Single Tooth Replacement
When a single tooth is missing, the two most common treatment options for a single tooth replacement are the traditional tooth-supported bridge and an implant-supported crown. When a traditional bridge is used to replace a missing tooth, the adjacent teeth are cut down to pegs in order to fit the cemented bridge in place.
This method of tooth replacement can be very esthetic and functional for a period of time. However, a tooth-supported bridge does not replace the bone that previously surrounded the root. Since there is no longer a root to hold the bone in place, the bone deteriorates, or melts away.
There are many advantages to single tooth replacement with an implant supported crown such as:
- It looks, feels and functions like a natural tooth
- It is much more esthetic long term
- It does not decay
- There is no need to grind down the adjacent natural teeth
- The bone is preserved, preventing a visible bony defect
- It is more hygienic (easier to clean) than a tooth-supported bridge
Multiple Tooth Replacement
When more than one tooth is missing, there are three common treatment options: the traditional tooth-supported bridge, a removable partial denture and an implant-supported bridge. In this situation the benefits of implant-supported teeth are even more obvious.

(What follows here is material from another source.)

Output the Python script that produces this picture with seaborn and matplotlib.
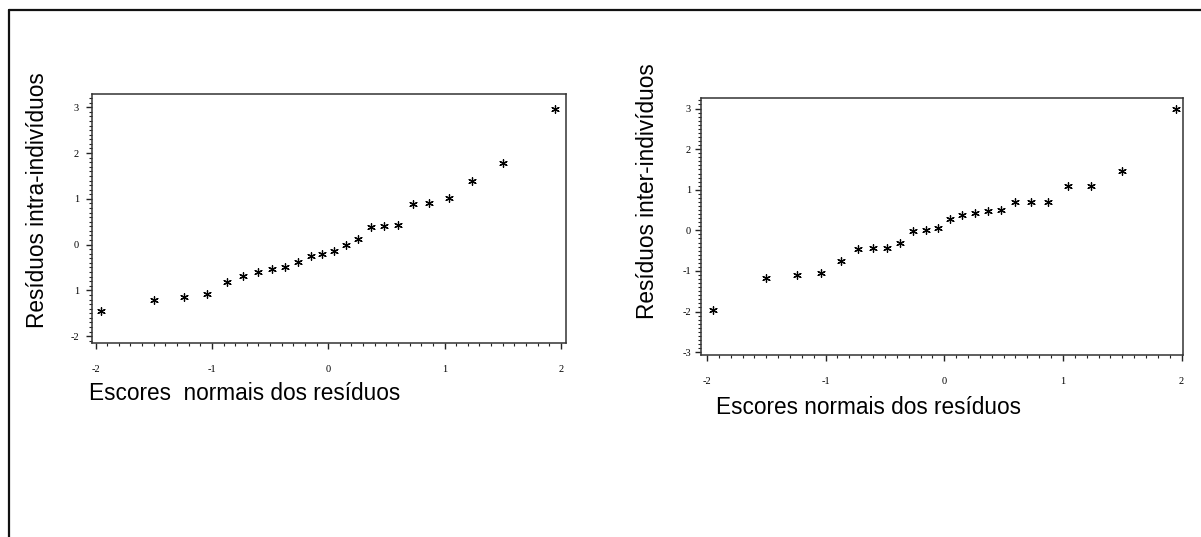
import matplotlib
matplotlib.use("Agg")
import matplotlib.pyplot as plt
from matplotlib.lines import Line2D
from matplotlib.ticker import MultipleLocator, FixedLocator, FixedFormatter
import seaborn as sns
import pandas as pd

# Normal scores (x) shared by both panels
normal_scores = [-1.95, -1.50, -1.24, -1.04, -0.87, -0.73, -0.60, -0.48,
                 -0.37, -0.26, -0.15, -0.05, 0.05, 0.15, 0.26, 0.37,
                 0.48, 0.60, 0.73, 0.87, 1.04, 1.24, 1.50, 1.95]

# Left panel: intra-individual residuals
intra_residuals = [-1.44, -1.22, -1.14, -1.07, -0.81, -0.68, -0.60, -0.54,
                   -0.48, -0.39, -0.24, -0.20, -0.15, 0.00, 0.12, 0.38,
                   0.41, 0.42, 0.88, 0.91, 1.02, 1.40, 1.78, 2.96]

# Right panel: inter-individual residuals
inter_residuals = [-1.96, -1.17, -1.11, -1.05, -0.75, -0.47, -0.43, -0.43,
                   -0.30, -0.02, 0.00, 0.05, 0.29, 0.39, 0.43, 0.47,
                   0.50, 0.69, 0.69, 0.70, 1.09, 1.09, 1.45, 2.98]

left_yticks = [-2, -1, 0, 1, 2, 3]
left_yticklabels = ["-2", "1", "0", "1", "2", "3"]
right_yticks = [-3, -2, -1, 0, 1, 2, 3]
right_yticklabels = ["-3", "-2", "-1", "0", "1", "2", "3"]
xticks = [-2, -1, 0, 1, 2]
xticklabels = ["-2", "-1", "0", "1", "2"]

xlabel_left = "Escores  normais dos resíduos"
xlabel_right = "Escores normais dos resíduos"
ylabel_left = "Resíduos intra-indivíduos"
ylabel_right = "Resíduos inter-indivíduos"

sns.set_theme(style="white")
plt.rcParams["font.family"] = ["Liberation Sans", "DejaVu Sans"]

W, H = 1201, 537
fig = plt.figure(figsize=(W / 100, H / 100), dpi=100)
fig.patch.set_facecolor("white")

def px_axes(x0, y0, x1, y1):
    return fig.add_axes([x0 / W, 1 - y1 / H, (x1 - x0) / W, (y1 - y0) / H])

ax1 = px_axes(91.5, 94, 565.5, 343)
ax2 = px_axes(700.7, 98, 1183, 355)

df1 = pd.DataFrame({"x": normal_scores, "y": intra_residuals})
df2 = pd.DataFrame({"x": normal_scores, "y": inter_residuals})

for ax, df in ((ax1, df1), (ax2, df2)):
    sns.scatterplot(data=df, x="x", y="y", ax=ax, marker=(6, 2, 0), s=30,
                    color="black", linewidth=0.9, legend=False)

def style_axes(ax, xlim, ylim, yticks, yticklabels, xlabel, ylabel,
               xl_pos, yl_pos, xl_size, yl_size, ypad):
    ax.set_xlim(*xlim)
    ax.set_ylim(*ylim)
    ax.xaxis.set_major_locator(FixedLocator(xticks))
    ax.xaxis.set_major_formatter(FixedFormatter(xticklabels))
    ax.yaxis.set_major_locator(FixedLocator(yticks))
    ax.yaxis.set_major_formatter(FixedFormatter(yticklabels))
    ax.xaxis.set_minor_locator(MultipleLocator(0.1))
    ax.yaxis.set_minor_locator(MultipleLocator(0.1))
    ax.tick_params(axis="both", which="both", direction="out", color="#222222",
                   bottom=True, left=True, top=False, right=False)
    ax.tick_params(axis="both", which="major", length=4, width=1.0,
                   labelsize=7.5, labelcolor="black")
    ax.tick_params(axis="both", which="minor", length=2, width=0.8)
    ax.tick_params(axis="x", which="major", pad=12)
    ax.tick_params(axis="y", which="major", pad=ypad)
    for lab in ax.get_xticklabels() + ax.get_yticklabels():
        lab.set_family("Liberation Serif")
    for sp in ax.spines.values():
        sp.set_visible(True)
        sp.set_color("#333333")
        sp.set_linewidth(1.1)
    ax.set_xlabel("")
    ax.set_ylabel("")
    fig.text(xl_pos[0] / W, 1 - xl_pos[1] / H, xlabel, fontsize=xl_size,
             ha="left", va="center", color="black")
    fig.text(yl_pos[0] / W, 1 - yl_pos[1] / H, ylabel, fontsize=yl_size,
             rotation=90, ha="center", va="center", color="black")

style_axes(ax1, (-2.035, 2.04), (-2.15, 3.29), left_yticks, left_yticklabels,
           xlabel_left, ylabel_left, (89, 393), (38, 200), 16.3, 16.3, 5)
style_axes(ax2, (-2.053, 2.012), (-3.07, 3.26), right_yticks, right_yticklabels,
           xlabel_right, ylabel_right, (716, 408), (648, 191), 16.3, 16.3, 3)

# outer frame (top and left edges)
fig.add_artist(Line2D([9 / W, 1.0], [1 - 10 / H, 1 - 10 / H],
                      transform=fig.transFigure, color="#111111", lw=1.6))
fig.add_artist(Line2D([9 / W, 9 / W], [1 - 10 / H, 0.0],
                      transform=fig.transFigure, color="#111111", lw=1.6))

fig.savefig("out.png", dpi=100, facecolor="white")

A removable prosthesis, such as a partial denture, actually accelerates the bone resorption process, resulting in more rapid bone deterioration. In addition, the clasps which hold the partial denture in place put extreme pressure on the natural teeth they hook onto, loosening them and in many cases, eventually leading to the loss of those teeth. Most patients with partial dentures state that they are uncomfortable and that they rarely wear them.